**Task description:**
Output the material below in its entirety, exactly as given.
======== Material
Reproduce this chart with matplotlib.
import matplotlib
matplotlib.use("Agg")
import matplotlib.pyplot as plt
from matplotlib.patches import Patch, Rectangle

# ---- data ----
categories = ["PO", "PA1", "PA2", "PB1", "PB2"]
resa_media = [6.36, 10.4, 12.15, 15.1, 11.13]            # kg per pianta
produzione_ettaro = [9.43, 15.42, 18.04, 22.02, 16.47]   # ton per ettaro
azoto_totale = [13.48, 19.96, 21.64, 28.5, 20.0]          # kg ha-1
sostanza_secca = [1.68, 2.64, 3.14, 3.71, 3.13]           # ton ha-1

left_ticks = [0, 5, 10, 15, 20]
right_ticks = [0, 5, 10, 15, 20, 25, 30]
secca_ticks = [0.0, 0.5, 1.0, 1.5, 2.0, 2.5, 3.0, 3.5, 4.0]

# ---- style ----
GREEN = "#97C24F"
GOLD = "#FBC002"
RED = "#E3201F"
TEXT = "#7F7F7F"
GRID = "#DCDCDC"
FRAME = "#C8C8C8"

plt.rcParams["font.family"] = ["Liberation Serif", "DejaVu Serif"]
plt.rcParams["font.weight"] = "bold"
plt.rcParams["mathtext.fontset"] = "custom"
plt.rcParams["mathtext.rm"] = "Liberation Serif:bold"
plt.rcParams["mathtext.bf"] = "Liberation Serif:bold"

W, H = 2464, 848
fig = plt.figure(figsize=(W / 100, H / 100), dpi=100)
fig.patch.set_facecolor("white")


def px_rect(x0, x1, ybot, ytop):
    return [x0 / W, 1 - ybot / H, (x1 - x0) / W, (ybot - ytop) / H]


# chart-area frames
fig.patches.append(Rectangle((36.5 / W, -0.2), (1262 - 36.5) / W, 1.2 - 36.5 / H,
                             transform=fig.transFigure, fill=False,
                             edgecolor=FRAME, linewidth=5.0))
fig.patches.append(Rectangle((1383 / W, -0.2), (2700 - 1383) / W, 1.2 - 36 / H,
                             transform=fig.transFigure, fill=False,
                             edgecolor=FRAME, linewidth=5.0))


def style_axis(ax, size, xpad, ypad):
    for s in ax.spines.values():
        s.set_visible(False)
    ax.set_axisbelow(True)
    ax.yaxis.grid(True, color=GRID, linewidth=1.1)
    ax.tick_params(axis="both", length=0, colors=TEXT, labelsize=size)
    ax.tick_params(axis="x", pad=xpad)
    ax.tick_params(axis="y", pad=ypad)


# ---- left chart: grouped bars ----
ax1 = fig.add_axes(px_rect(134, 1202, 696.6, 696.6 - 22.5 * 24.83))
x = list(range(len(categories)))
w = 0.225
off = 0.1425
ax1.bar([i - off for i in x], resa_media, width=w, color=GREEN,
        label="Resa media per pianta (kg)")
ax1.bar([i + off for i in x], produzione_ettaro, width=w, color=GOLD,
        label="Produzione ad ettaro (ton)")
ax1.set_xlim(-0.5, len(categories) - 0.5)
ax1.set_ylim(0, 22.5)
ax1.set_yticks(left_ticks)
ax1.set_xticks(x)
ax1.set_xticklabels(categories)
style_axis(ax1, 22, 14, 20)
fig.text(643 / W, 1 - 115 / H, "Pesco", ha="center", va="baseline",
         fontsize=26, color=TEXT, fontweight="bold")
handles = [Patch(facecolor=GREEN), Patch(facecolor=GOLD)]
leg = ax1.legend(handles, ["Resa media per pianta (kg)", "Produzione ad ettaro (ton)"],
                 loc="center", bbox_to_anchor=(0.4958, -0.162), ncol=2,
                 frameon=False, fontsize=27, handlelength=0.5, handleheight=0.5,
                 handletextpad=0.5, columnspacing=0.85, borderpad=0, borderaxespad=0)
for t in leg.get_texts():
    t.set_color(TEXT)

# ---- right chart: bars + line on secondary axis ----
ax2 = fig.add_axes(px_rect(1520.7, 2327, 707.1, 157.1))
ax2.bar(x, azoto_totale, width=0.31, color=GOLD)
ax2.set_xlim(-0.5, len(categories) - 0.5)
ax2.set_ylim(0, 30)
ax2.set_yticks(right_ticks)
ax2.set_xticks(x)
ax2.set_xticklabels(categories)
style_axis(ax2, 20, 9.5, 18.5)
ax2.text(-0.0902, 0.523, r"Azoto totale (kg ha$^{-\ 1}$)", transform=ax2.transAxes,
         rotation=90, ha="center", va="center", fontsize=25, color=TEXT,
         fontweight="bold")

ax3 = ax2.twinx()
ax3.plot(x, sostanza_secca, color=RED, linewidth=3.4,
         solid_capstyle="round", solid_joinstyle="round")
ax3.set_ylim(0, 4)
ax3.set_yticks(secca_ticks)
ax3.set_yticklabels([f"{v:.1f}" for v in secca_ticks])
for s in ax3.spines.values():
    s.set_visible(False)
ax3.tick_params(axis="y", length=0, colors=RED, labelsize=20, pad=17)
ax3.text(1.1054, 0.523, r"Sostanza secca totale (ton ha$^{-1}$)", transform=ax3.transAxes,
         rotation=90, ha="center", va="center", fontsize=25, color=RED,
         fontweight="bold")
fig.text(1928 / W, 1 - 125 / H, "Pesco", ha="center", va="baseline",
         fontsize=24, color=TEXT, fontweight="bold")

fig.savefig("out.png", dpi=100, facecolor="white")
================
**Written response:**
Reproduce this chart with matplotlib.
import matplotlib
matplotlib.use("Agg")
import matplotlib.pyplot as plt
from matplotlib.patches import Patch, Rectangle

# ---- data ----
categories = ["PO", "PA1", "PA2", "PB1", "PB2"]
resa_media = [6.36, 10.4, 12.15, 15.1, 11.13]            # kg per pianta
produzione_ettaro = [9.43, 15.42, 18.04, 22.02, 16.47]   # ton per ettaro
azoto_totale = [13.48, 19.96, 21.64, 28.5, 20.0]          # kg ha-1
sostanza_secca = [1.68, 2.64, 3.14, 3.71, 3.13]           # ton ha-1

left_ticks = [0, 5, 10, 15, 20]
right_ticks = [0, 5, 10, 15, 20, 25, 30]
secca_ticks = [0.0, 0.5, 1.0, 1.5, 2.0, 2.5, 3.0, 3.5, 4.0]

# ---- style ----
GREEN = "#97C24F"
GOLD = "#FBC002"
RED = "#E3201F"
TEXT = "#7F7F7F"
GRID = "#DCDCDC"
FRAME = "#C8C8C8"

plt.rcParams["font.family"] = ["Liberation Serif", "DejaVu Serif"]
plt.rcParams["font.weight"] = "bold"
plt.rcParams["mathtext.fontset"] = "custom"
plt.rcParams["mathtext.rm"] = "Liberation Serif:bold"
plt.rcParams["mathtext.bf"] = "Liberation Serif:bold"

W, H = 2464, 848
fig = plt.figure(figsize=(W / 100, H / 100), dpi=100)
fig.patch.set_facecolor("white")


def px_rect(x0, x1, ybot, ytop):
    return [x0 / W, 1 - ybot / H, (x1 - x0) / W, (ybot - ytop) / H]


# chart-area frames
fig.patches.append(Rectangle((36.5 / W, -0.2), (1262 - 36.5) / W, 1.2 - 36.5 / H,
                             transform=fig.transFigure, fill=False,
                             edgecolor=FRAME, linewidth=5.0))
fig.patches.append(Rectangle((1383 / W, -0.2), (2700 - 1383) / W, 1.2 - 36 / H,
                             transform=fig.transFigure, fill=False,
                             edgecolor=FRAME, linewidth=5.0))


def style_axis(ax, size, xpad, ypad):
    for s in ax.spines.values():
        s.set_visible(False)
    ax.set_axisbelow(True)
    ax.yaxis.grid(True, color=GRID, linewidth=1.1)
    ax.tick_params(axis="both", length=0, colors=TEXT, labelsize=size)
    ax.tick_params(axis="x", pad=xpad)
    ax.tick_params(axis="y", pad=ypad)


# ---- left chart: grouped bars ----
ax1 = fig.add_axes(px_rect(134, 1202, 696.6, 696.6 - 22.5 * 24.83))
x = list(range(len(categories)))
w = 0.225
off = 0.1425
ax1.bar([i - off for i in x], resa_media, width=w, color=GREEN,
        label="Resa media per pianta (kg)")
ax1.bar([i + off for i in x], produzione_ettaro, width=w, color=GOLD,
        label="Produzione ad ettaro (ton)")
ax1.set_xlim(-0.5, len(categories) - 0.5)
ax1.set_ylim(0, 22.5)
ax1.set_yticks(left_ticks)
ax1.set_xticks(x)
ax1.set_xticklabels(categories)
style_axis(ax1, 22, 14, 20)
fig.text(643 / W, 1 - 115 / H, "Pesco", ha="center", va="baseline",
         fontsize=26, color=TEXT, fontweight="bold")
handles = [Patch(facecolor=GREEN), Patch(facecolor=GOLD)]
leg = ax1.legend(handles, ["Resa media per pianta (kg)", "Produzione ad ettaro (ton)"],
                 loc="center", bbox_to_anchor=(0.4958, -0.162), ncol=2,
                 frameon=False, fontsize=27, handlelength=0.5, handleheight=0.5,
                 handletextpad=0.5, columnspacing=0.85, borderpad=0, borderaxespad=0)
for t in leg.get_texts():
    t.set_color(TEXT)

# ---- right chart: bars + line on secondary axis ----
ax2 = fig.add_axes(px_rect(1520.7, 2327, 707.1, 157.1))
ax2.bar(x, azoto_totale, width=0.31, color=GOLD)
ax2.set_xlim(-0.5, len(categories) - 0.5)
ax2.set_ylim(0, 30)
ax2.set_yticks(right_ticks)
ax2.set_xticks(x)
ax2.set_xticklabels(categories)
style_axis(ax2, 20, 9.5, 18.5)
ax2.text(-0.0902, 0.523, r"Azoto totale (kg ha$^{-\ 1}$)", transform=ax2.transAxes,
         rotation=90, ha="center", va="center", fontsize=25, color=TEXT,
         fontweight="bold")

ax3 = ax2.twinx()
ax3.plot(x, sostanza_secca, color=RED, linewidth=3.4,
         solid_capstyle="round", solid_joinstyle="round")
ax3.set_ylim(0, 4)
ax3.set_yticks(secca_ticks)
ax3.set_yticklabels([f"{v:.1f}" for v in secca_ticks])
for s in ax3.spines.values():
    s.set_visible(False)
ax3.tick_params(axis="y", length=0, colors=RED, labelsize=20, pad=17)
ax3.text(1.1054, 0.523, r"Sostanza secca totale (ton ha$^{-1}$)", transform=ax3.transAxes,
         rotation=90, ha="center", va="center", fontsize=25, color=RED,
         fontweight="bold")
fig.text(1928 / W, 1 - 125 / H, "Pesco", ha="center", va="baseline",
         fontsize=24, color=TEXT, fontweight="bold")

fig.savefig("out.png", dpi=100, facecolor="white")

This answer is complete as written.